1931 British film by Leslie Hiscott

Black Coffee is a lost 1931 British "quota quickie" film directed by Leslie Hiscott and starring Austin Trevor, Adrianne Allen and Elizabeth Allan. It was written by Brock Williams and H. Fowler Mear based on the 1930 play Black Coffee by Agatha Christie. It was produced by Julius Hagen at Twickenham Film Studios.
== Preservation status ==
The film is believed lost. The British Film Institute National Archive holds a collection of stills but no film or video materials.

==Plot==
Inventor Sir Claud Amory is discovered dead not long after hiring the celebrated French detective Hercule Poirot to track down a stolen formula for high explosives. Sir Claud's household is full of potential suspects, with suspicion falling on his financially troubled son Richard, his son's wife Lucia, whose father was an international spy, and the mysterious Dr. Carelli, an Italian with a dubious past. Utilising his extraordinary deductive skills, Poirot unravels the mystery, unmasking the culprit – a person least expected.

==Cast==
- Austin Trevor as Hercule Poirot
- Adrianne Allen as Lucia Amory
- Elizabeth Allan as Barbara Amory
- Richard Cooper as Capt Hastings
- C.V. France as Sir Claude Amory
- Philip Strange as Richard Amory
- Dino Galvani as Dr Carelli
- Michael Shepley as Raynor
- Melville Cooper as Inspector Japp
- Marie Wright as Miss Amory

==Reception ==
Kine Weekly wrote: "The treatment is a little dilatory for this type of entertainment, but the picture nevertheless contains a few surprises and is embellished with diverting by-play. Leslie Hiscott's direction is sound, but it rather lacks speed and imagination, for it gives one time to think out the plot and furnish its solution, and this rather minimises the dramatic effect."

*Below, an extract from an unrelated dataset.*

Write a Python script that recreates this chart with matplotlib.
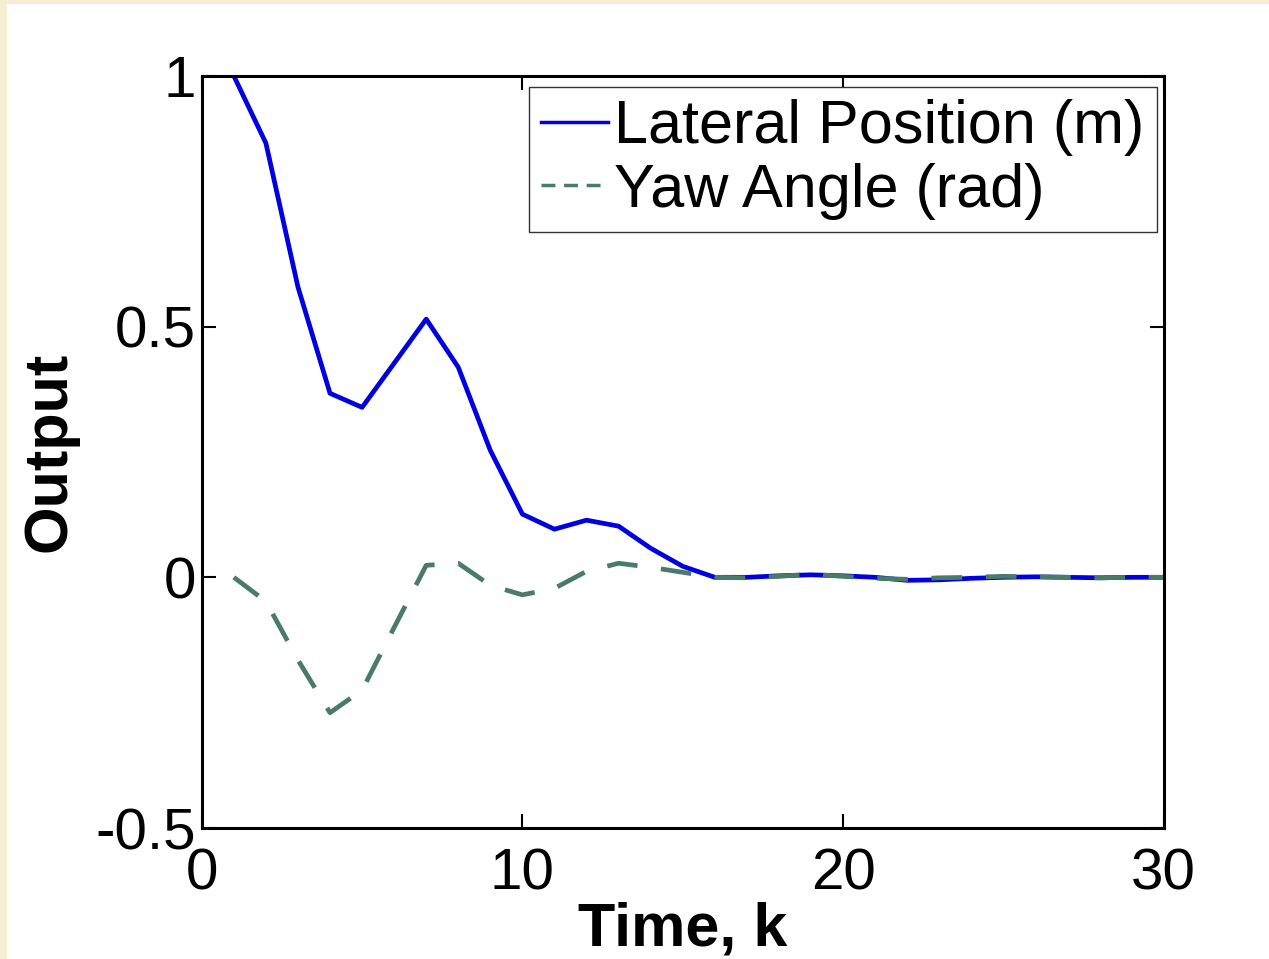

Picture Show wrote: "A workmanlike adaptation of Agatha Christie's murder mystery thriller. ... Well acted and directed, finely recorded."

Film Weekly called the film "An average 'thriller'."

Variety wrote: "It is not by any means a great film, but it's the sort of stuff which will go quite well here. ... Dialog amusing at times, once unconsciously. Austin Trevor once again as Poirot, good if you like this sort of thing. Supporting cast good. Sort of quota footage which doesn't let the theatre down."